> _Short task_
Repeat the material verbatim and drop the pictures.
━━ Data section
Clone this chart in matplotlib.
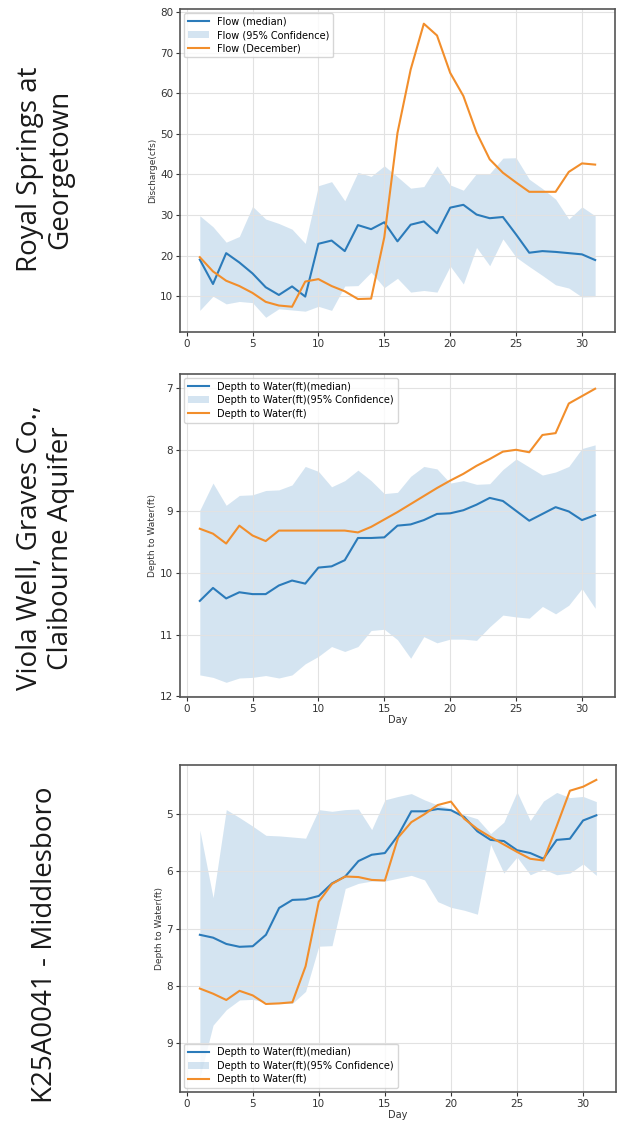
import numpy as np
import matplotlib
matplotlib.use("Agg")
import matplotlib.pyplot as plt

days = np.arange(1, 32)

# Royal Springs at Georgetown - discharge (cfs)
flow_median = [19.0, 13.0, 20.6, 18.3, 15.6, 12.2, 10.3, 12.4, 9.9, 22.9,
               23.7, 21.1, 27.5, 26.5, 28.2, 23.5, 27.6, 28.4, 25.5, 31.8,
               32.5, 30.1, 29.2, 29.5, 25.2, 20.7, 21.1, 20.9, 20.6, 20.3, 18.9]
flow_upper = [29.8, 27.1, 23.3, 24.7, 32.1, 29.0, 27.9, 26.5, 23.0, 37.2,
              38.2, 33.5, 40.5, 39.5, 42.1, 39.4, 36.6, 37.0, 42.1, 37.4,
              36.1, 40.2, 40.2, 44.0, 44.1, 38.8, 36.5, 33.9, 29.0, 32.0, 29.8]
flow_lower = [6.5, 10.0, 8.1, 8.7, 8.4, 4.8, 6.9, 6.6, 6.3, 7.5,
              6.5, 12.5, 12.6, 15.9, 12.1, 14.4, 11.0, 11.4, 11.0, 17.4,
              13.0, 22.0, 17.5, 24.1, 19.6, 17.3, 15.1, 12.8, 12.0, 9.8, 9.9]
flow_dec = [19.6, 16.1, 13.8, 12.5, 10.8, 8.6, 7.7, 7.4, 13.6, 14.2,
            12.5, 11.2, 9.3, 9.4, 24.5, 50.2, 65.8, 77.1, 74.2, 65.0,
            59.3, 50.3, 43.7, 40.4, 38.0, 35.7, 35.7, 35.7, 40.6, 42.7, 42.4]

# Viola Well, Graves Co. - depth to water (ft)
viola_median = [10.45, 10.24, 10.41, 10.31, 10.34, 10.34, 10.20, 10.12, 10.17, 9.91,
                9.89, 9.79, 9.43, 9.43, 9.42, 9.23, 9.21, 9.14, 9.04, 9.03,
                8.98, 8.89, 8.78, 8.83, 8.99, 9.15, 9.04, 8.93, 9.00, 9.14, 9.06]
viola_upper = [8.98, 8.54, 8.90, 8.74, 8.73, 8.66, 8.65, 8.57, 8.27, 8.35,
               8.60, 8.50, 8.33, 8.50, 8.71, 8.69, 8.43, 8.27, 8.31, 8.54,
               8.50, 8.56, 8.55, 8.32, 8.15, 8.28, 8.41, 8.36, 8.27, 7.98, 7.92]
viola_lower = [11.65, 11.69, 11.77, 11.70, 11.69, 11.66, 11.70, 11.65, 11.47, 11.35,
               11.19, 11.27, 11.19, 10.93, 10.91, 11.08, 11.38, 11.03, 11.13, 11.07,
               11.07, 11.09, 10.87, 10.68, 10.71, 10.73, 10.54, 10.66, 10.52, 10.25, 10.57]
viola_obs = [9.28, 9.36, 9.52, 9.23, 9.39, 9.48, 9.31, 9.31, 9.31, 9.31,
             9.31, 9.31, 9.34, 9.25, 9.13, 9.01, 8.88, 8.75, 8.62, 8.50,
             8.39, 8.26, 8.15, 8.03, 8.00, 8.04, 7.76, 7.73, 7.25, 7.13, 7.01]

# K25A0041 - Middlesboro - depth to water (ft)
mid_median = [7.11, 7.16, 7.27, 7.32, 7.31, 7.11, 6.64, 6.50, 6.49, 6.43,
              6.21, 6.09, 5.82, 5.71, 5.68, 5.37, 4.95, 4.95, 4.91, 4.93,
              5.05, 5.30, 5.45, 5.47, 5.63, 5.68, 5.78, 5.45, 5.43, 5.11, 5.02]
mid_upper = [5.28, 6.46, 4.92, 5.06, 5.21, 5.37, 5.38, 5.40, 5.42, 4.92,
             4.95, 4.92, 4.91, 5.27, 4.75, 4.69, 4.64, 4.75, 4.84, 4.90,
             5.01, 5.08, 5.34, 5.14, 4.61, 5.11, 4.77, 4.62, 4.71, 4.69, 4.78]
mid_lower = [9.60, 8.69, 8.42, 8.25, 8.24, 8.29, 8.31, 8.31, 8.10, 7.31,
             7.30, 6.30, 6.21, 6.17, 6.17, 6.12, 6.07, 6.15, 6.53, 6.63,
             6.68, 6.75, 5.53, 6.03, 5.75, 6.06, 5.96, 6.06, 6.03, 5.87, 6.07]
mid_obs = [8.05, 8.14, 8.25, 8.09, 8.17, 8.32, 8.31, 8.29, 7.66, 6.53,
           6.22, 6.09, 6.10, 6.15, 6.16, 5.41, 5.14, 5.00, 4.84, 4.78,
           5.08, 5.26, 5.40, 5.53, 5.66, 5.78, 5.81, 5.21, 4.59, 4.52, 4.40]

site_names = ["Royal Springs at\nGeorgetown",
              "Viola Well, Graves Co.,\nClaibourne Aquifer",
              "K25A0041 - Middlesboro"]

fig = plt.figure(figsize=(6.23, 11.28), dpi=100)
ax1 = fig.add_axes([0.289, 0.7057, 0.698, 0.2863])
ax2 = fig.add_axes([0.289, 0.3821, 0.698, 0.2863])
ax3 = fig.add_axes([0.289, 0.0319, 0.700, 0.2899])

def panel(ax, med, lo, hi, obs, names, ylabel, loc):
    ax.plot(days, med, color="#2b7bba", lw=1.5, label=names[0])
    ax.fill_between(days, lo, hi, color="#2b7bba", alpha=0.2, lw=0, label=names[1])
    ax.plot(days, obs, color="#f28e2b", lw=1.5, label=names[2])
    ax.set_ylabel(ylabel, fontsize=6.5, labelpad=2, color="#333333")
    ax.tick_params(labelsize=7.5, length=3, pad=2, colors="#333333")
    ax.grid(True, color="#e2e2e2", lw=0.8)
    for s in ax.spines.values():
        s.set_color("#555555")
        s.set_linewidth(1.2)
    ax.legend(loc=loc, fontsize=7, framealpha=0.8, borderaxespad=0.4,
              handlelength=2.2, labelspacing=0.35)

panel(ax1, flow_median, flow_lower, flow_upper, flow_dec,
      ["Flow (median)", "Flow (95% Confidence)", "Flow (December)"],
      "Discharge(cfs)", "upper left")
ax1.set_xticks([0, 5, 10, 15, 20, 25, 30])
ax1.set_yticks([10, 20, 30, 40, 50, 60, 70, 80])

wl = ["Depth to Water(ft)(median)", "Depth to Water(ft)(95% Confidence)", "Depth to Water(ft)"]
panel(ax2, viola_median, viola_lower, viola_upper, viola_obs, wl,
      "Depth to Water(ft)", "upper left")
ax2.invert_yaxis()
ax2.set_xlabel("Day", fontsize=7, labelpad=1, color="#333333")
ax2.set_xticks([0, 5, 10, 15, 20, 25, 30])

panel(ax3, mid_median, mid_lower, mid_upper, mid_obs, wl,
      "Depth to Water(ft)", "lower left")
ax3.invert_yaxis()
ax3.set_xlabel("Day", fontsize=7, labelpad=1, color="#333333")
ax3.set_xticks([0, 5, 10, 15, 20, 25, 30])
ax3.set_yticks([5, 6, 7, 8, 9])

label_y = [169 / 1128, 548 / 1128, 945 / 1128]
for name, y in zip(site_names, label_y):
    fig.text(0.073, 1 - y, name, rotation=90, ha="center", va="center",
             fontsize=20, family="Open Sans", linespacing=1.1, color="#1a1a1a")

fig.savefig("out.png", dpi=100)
━━━━
> _Solution for this task_
Clone this chart in matplotlib.
import numpy as np
import matplotlib
matplotlib.use("Agg")
import matplotlib.pyplot as plt

days = np.arange(1, 32)

# Royal Springs at Georgetown - discharge (cfs)
flow_median = [19.0, 13.0, 20.6, 18.3, 15.6, 12.2, 10.3, 12.4, 9.9, 22.9,
               23.7, 21.1, 27.5, 26.5, 28.2, 23.5, 27.6, 28.4, 25.5, 31.8,
               32.5, 30.1, 29.2, 29.5, 25.2, 20.7, 21.1, 20.9, 20.6, 20.3, 18.9]
flow_upper = [29.8, 27.1, 23.3, 24.7, 32.1, 29.0, 27.9, 26.5, 23.0, 37.2,
              38.2, 33.5, 40.5, 39.5, 42.1, 39.4, 36.6, 37.0, 42.1, 37.4,
              36.1, 40.2, 40.2, 44.0, 44.1, 38.8, 36.5, 33.9, 29.0, 32.0, 29.8]
flow_lower = [6.5, 10.0, 8.1, 8.7, 8.4, 4.8, 6.9, 6.6, 6.3, 7.5,
              6.5, 12.5, 12.6, 15.9, 12.1, 14.4, 11.0, 11.4, 11.0, 17.4,
              13.0, 22.0, 17.5, 24.1, 19.6, 17.3, 15.1, 12.8, 12.0, 9.8, 9.9]
flow_dec = [19.6, 16.1, 13.8, 12.5, 10.8, 8.6, 7.7, 7.4, 13.6, 14.2,
            12.5, 11.2, 9.3, 9.4, 24.5, 50.2, 65.8, 77.1, 74.2, 65.0,
            59.3, 50.3, 43.7, 40.4, 38.0, 35.7, 35.7, 35.7, 40.6, 42.7, 42.4]

# Viola Well, Graves Co. - depth to water (ft)
viola_median = [10.45, 10.24, 10.41, 10.31, 10.34, 10.34, 10.20, 10.12, 10.17, 9.91,
                9.89, 9.79, 9.43, 9.43, 9.42, 9.23, 9.21, 9.14, 9.04, 9.03,
                8.98, 8.89, 8.78, 8.83, 8.99, 9.15, 9.04, 8.93, 9.00, 9.14, 9.06]
viola_upper = [8.98, 8.54, 8.90, 8.74, 8.73, 8.66, 8.65, 8.57, 8.27, 8.35,
               8.60, 8.50, 8.33, 8.50, 8.71, 8.69, 8.43, 8.27, 8.31, 8.54,
               8.50, 8.56, 8.55, 8.32, 8.15, 8.28, 8.41, 8.36, 8.27, 7.98, 7.92]
viola_lower = [11.65, 11.69, 11.77, 11.70, 11.69, 11.66, 11.70, 11.65, 11.47, 11.35,
               11.19, 11.27, 11.19, 10.93, 10.91, 11.08, 11.38, 11.03, 11.13, 11.07,
               11.07, 11.09, 10.87, 10.68, 10.71, 10.73, 10.54, 10.66, 10.52, 10.25, 10.57]
viola_obs = [9.28, 9.36, 9.52, 9.23, 9.39, 9.48, 9.31, 9.31, 9.31, 9.31,
             9.31, 9.31, 9.34, 9.25, 9.13, 9.01, 8.88, 8.75, 8.62, 8.50,
             8.39, 8.26, 8.15, 8.03, 8.00, 8.04, 7.76, 7.73, 7.25, 7.13, 7.01]

# K25A0041 - Middlesboro - depth to water (ft)
mid_median = [7.11, 7.16, 7.27, 7.32, 7.31, 7.11, 6.64, 6.50, 6.49, 6.43,
              6.21, 6.09, 5.82, 5.71, 5.68, 5.37, 4.95, 4.95, 4.91, 4.93,
              5.05, 5.30, 5.45, 5.47, 5.63, 5.68, 5.78, 5.45, 5.43, 5.11, 5.02]
mid_upper = [5.28, 6.46, 4.92, 5.06, 5.21, 5.37, 5.38, 5.40, 5.42, 4.92,
             4.95, 4.92, 4.91, 5.27, 4.75, 4.69, 4.64, 4.75, 4.84, 4.90,
             5.01, 5.08, 5.34, 5.14, 4.61, 5.11, 4.77, 4.62, 4.71, 4.69, 4.78]
mid_lower = [9.60, 8.69, 8.42, 8.25, 8.24, 8.29, 8.31, 8.31, 8.10, 7.31,
             7.30, 6.30, 6.21, 6.17, 6.17, 6.12, 6.07, 6.15, 6.53, 6.63,
             6.68, 6.75, 5.53, 6.03, 5.75, 6.06, 5.96, 6.06, 6.03, 5.87, 6.07]
mid_obs = [8.05, 8.14, 8.25, 8.09, 8.17, 8.32, 8.31, 8.29, 7.66, 6.53,
           6.22, 6.09, 6.10, 6.15, 6.16, 5.41, 5.14, 5.00, 4.84, 4.78,
           5.08, 5.26, 5.40, 5.53, 5.66, 5.78, 5.81, 5.21, 4.59, 4.52, 4.40]

site_names = ["Royal Springs at\nGeorgetown",
              "Viola Well, Graves Co.,\nClaibourne Aquifer",
              "K25A0041 - Middlesboro"]

fig = plt.figure(figsize=(6.23, 11.28), dpi=100)
ax1 = fig.add_axes([0.289, 0.7057, 0.698, 0.2863])
ax2 = fig.add_axes([0.289, 0.3821, 0.698, 0.2863])
ax3 = fig.add_axes([0.289, 0.0319, 0.700, 0.2899])

def panel(ax, med, lo, hi, obs, names, ylabel, loc):
    ax.plot(days, med, color="#2b7bba", lw=1.5, label=names[0])
    ax.fill_between(days, lo, hi, color="#2b7bba", alpha=0.2, lw=0, label=names[1])
    ax.plot(days, obs, color="#f28e2b", lw=1.5, label=names[2])
    ax.set_ylabel(ylabel, fontsize=6.5, labelpad=2, color="#333333")
    ax.tick_params(labelsize=7.5, length=3, pad=2, colors="#333333")
    ax.grid(True, color="#e2e2e2", lw=0.8)
    for s in ax.spines.values():
        s.set_color("#555555")
        s.set_linewidth(1.2)
    ax.legend(loc=loc, fontsize=7, framealpha=0.8, borderaxespad=0.4,
              handlelength=2.2, labelspacing=0.35)

panel(ax1, flow_median, flow_lower, flow_upper, flow_dec,
      ["Flow (median)", "Flow (95% Confidence)", "Flow (December)"],
      "Discharge(cfs)", "upper left")
ax1.set_xticks([0, 5, 10, 15, 20, 25, 30])
ax1.set_yticks([10, 20, 30, 40, 50, 60, 70, 80])

wl = ["Depth to Water(ft)(median)", "Depth to Water(ft)(95% Confidence)", "Depth to Water(ft)"]
panel(ax2, viola_median, viola_lower, viola_upper, viola_obs, wl,
      "Depth to Water(ft)", "upper left")
ax2.invert_yaxis()
ax2.set_xlabel("Day", fontsize=7, labelpad=1, color="#333333")
ax2.set_xticks([0, 5, 10, 15, 20, 25, 30])

panel(ax3, mid_median, mid_lower, mid_upper, mid_obs, wl,
      "Depth to Water(ft)", "lower left")
ax3.invert_yaxis()
ax3.set_xlabel("Day", fontsize=7, labelpad=1, color="#333333")
ax3.set_xticks([0, 5, 10, 15, 20, 25, 30])
ax3.set_yticks([5, 6, 7, 8, 9])

label_y = [169 / 1128, 548 / 1128, 945 / 1128]
for name, y in zip(site_names, label_y):
    fig.text(0.073, 1 - y, name, rotation=90, ha="center", va="center",
             fontsize=20, family="Open Sans", linespacing=1.1, color="#1a1a1a")

fig.savefig("out.png", dpi=100)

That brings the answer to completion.